In one of the film’s most disturbing scenes, One-Eye frees himself and slaughters his captors, saving the leader for last. The only surviving member of the party is a young boy who follows One-Eye out across the mountain because there’s really nothing else that he can do. The boy is spared from the slave’s wrath, but he has to keep up if he wants to survive. The two eventually come across a camp scarred with the signs of a battle–a pile of burning corpses, blood-stained rocks, and all of a tribe’s women huddled together, bruised and naked behind a large rock. Throughout the campsite the victors have posted white banners with red crosses, and when One-Eye and the boy are asked if they are Christians, the boy answers “yes” out of an instinct to avoid confrontation. One of the film’s strengths is the way that it approaches religion, faith, and the brutal hypocrisy of crusaders.

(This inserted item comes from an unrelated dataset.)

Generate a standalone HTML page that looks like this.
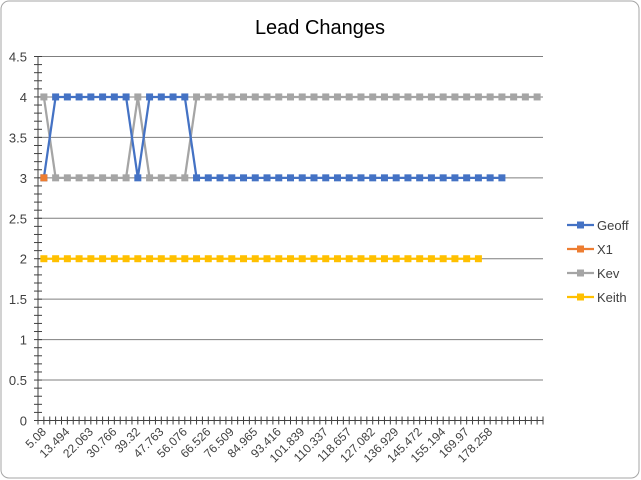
<!DOCTYPE html>
<html><head><meta charset="utf-8"><style>
html,body{margin:0;padding:0;background:#fff;}
svg{display:block;font-family:"Liberation Sans",Calibri,sans-serif;}
</style></head><body>
<svg id="chart" width="641" height="480" viewBox="0 0 641 480">
<rect x="1" y="1" width="638" height="477" rx="8" fill="#fff" stroke="#a6a6a6" stroke-width="1"/>
<text x="320" y="34" text-anchor="middle" font-size="20" fill="#000">Lead Changes</text>
<g id="grid"></g><g id="axes"></g><g id="series"></g><g id="legend"></g>
</svg>
<script>
const xLabels=["5.08","13.494","22.063","30.766","39.32","47.763","56.076","66.526","76.509","84.965","93.416","101.839","110.337","118.657","127.082","136.929","145.472","155.194","169.97","178.258"];
const categoryCount=43;
const yTicks=[0,0.5,1,1.5,2,2.5,3,3.5,4,4.5];
const geoff=[3,4,4,4,4,4,4,4,3,4,4,4,4,3,3,3,3,3,3,3,3,3,3,3,3,3,3,3,3,3,3,3,3,3,3,3,3,3,3,3];
const x1=[3];
const kev=[4,3,3,3,3,3,3,3,4,3,3,3,3,4,4,4,4,4,4,4,4,4,4,4,4,4,4,4,4,4,4,4,4,4,4,4,4,4,4,4,4,4,4];
const keith=[2,2,2,2,2,2,2,2,2,2,2,2,2,2,2,2,2,2,2,2,2,2,2,2,2,2,2,2,2,2,2,2,2,2,2,2,2,2];
const seriesNames=["Geoff","X1","Kev","Keith"];
const seriesColors=["#4472c4","#ed7d31","#a5a5a5","#ffc000"];

const NS="http://www.w3.org/2000/svg";
const L=38,R=543,T=56.5,B=420.5,yMax=4.5;
const step=(R-L)/categoryCount;
const xPos=i=>L+step*(i+0.5);
const yPos=v=>B-(v/yMax)*(B-T);
function mk(tag,attrs,parent){const e=document.createElementNS(NS,tag);for(const k in attrs)e.setAttribute(k,attrs[k]);parent.appendChild(e);return e;}
const grid=document.getElementById('grid'),axes=document.getElementById('axes'),ser=document.getElementById('series'),leg=document.getElementById('legend');

yTicks.forEach(v=>{
  if(v>0){const g=mk('line',{x1:L,x2:R,y1:yPos(v),y2:yPos(v),stroke:'#7f7f7f','stroke-width':1},grid);
  
  }
  const t=mk('text',{x:L-11,y:yPos(v)+5,'text-anchor':'end','font-size':13,fill:'#404040'},axes);
  
  
  t.textContent=v;
});
for(let v=0;v<=45;v++){const y=yPos(v/10);const tk=mk('line',{x1:L-4,x2:L+4,y1:y,y2:y,stroke:'#404040','stroke-width':1},axes);
  
  }
const ya=mk('line',{x1:L,x2:L,y1:T,y2:B,stroke:'#404040','stroke-width':1},axes);


const xa=mk('line',{x1:L,x2:R,y1:B,y2:B,stroke:'#404040','stroke-width':1},axes);


for(let i=0;i<=categoryCount*2;i++){const x=L+step*i/2;const tk=mk('line',{x1:x,x2:x,y1:B-4,y2:B+4,stroke:'#404040','stroke-width':1},axes);
  
  }
xLabels.forEach((s,j)=>{const x=xPos(j*2)+3,y=B+12;
  const t=mk('text',{x:x,y:y,'text-anchor':'end','font-size':12,fill:'#404040',transform:`rotate(-45 ${x} ${y})`},axes);
  
  
  t.textContent=s;});

function drawSeries(d,k){
  const g=mk('g',{},ser);
  
  
  if(d.length>1){const p=mk('polyline',{points:d.map((v,i)=>xPos(i)+','+yPos(v)).join(' '),fill:'none',stroke:seriesColors[k],'stroke-width':2.25},g);
    
    }
  d.forEach((v,i)=>{const m=mk('rect',{x:xPos(i)-3.5,y:yPos(v)-3.5,width:7,height:7,fill:seriesColors[k]},g);
    
    });
}
drawSeries(keith,3);drawSeries(kev,2);drawSeries(geoff,0);drawSeries(x1,1);

seriesNames.forEach((n,k)=>{const y=225+k*24;
  const g=mk('g',{},leg);
  
  
  mk('line',{x1:567,x2:594,y1:y,y2:y,stroke:seriesColors[k],'stroke-width':2.25},g);
  mk('rect',{x:577,y:y-3.5,width:7,height:7,fill:seriesColors[k]},g);
  const t=mk('text',{x:597,y:y+5,'font-size':13,fill:'#404040'},g);t.textContent=n;});
</script>
</body></html>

The recently-converted Christians in Valhalla Rising live in a unique age. They have adopted Christ and the Bible in place of their polytheistic and magical worldview not because they agree with Christ’s message of love and forgiveness, but because they believe that the Christians’ single God is simply stronger and greater than the many gods they have known. The crusaders’ actions repeatedly betray their lack of understanding of the faith to which they subscribe, and a rival band of warriors describes the Christians as barbarians for literally eating the flesh and drinking the blood of their God. The film presents a fascinating look at the transition from one belief system to another in an age and place where technology, literacy, and sophistication have not yet allowed people to make the leap from myths understood as history to stories understood as parables. At first, I thought that the film would be a harsh indictment of Christianity but as it moved on and the crusaders’ moral bankruptcy was contrasted by One-Eye’s harsh but unwavering consistency, I began to see the separation between the characters and the ideas. Though there’s no way to know why One-Eye chooses to join the crusade to Jerusalem, by the end of the film it’s clear that he is on a spiritual path of his own choosing, not dictated by religious fervor or attachment to one side or the other.
On the surface, the film tells the tale of the silent warrior’s ascent from slave to free man to warrior and then leader. However Valhalla Rising works at a much deeper, almost primal level to reveal a story about the struggle of the human will and its power to transcend pain. I was mesmerized by the film’s truly awesome atmosphere, and while the story made perfect sense to me, I had the impression that I felt the film physically, somewhere in my gut, as if two hours of clinched muscles had left me sore and exhausted. After we left the theater, I had a hard time verbalizing my reaction to the movie because it worked on such a non-verbal, and even non-narrative level, but as time has gone on and I’ve reflected on it a great deal the film’s magic seems a little more digestible. Like the “Beyond the Infinite” section of 2001: A Space Odyssey or the space travel sections of The Fountain or the long shots of nothing happening in Tarkovsky’s Stalker, Valhalla Rising works on some level beyond the intellectual, so intellectualizing it only serves to explain part of the story.
There are perhaps many ways to read Valhalla Rising–as a myth about Odin (the All Father in Norse legend who gave up an eye so that he could have knowledge of all things;) as the story of a man transformed into a god through strength of will; as the condemnation of religion extended by force; or as a metaphor for the human struggle to find purpose and peace. I prefer that last one. Though it’s impossible to make an argument that this violent nightmare of a film is uplifting, the final transcendent scenes where the struggle and pain finally come to an end feel like a genuine release. As One-Eye and the remaining members of his party slowly ascend a mountain to the dissonant grind of heavy guitars, noise, and nearly-tribal percussion, the film itself becomes magical as the atmosphere creates something more than just the sum of the sounds and images. There are very few films that have this hypnotic ability to linger for days even after the credits have rolled. Valhalla Rising is one of them, and it’s a tremendous example of what a film maker can do outside of the boundaries of a traditional approach to storytelling. I imagine that stories like this would have been told around camp fires and in caves in pre-historic times and they would have inspired awe, fright, and wonder–the kind of feelings that made these stories legends. In an age where media is consumed in 140-character strings and two minute clips, Valhalla Rising still invokes those feelings which is a mighty powerful accomplishment.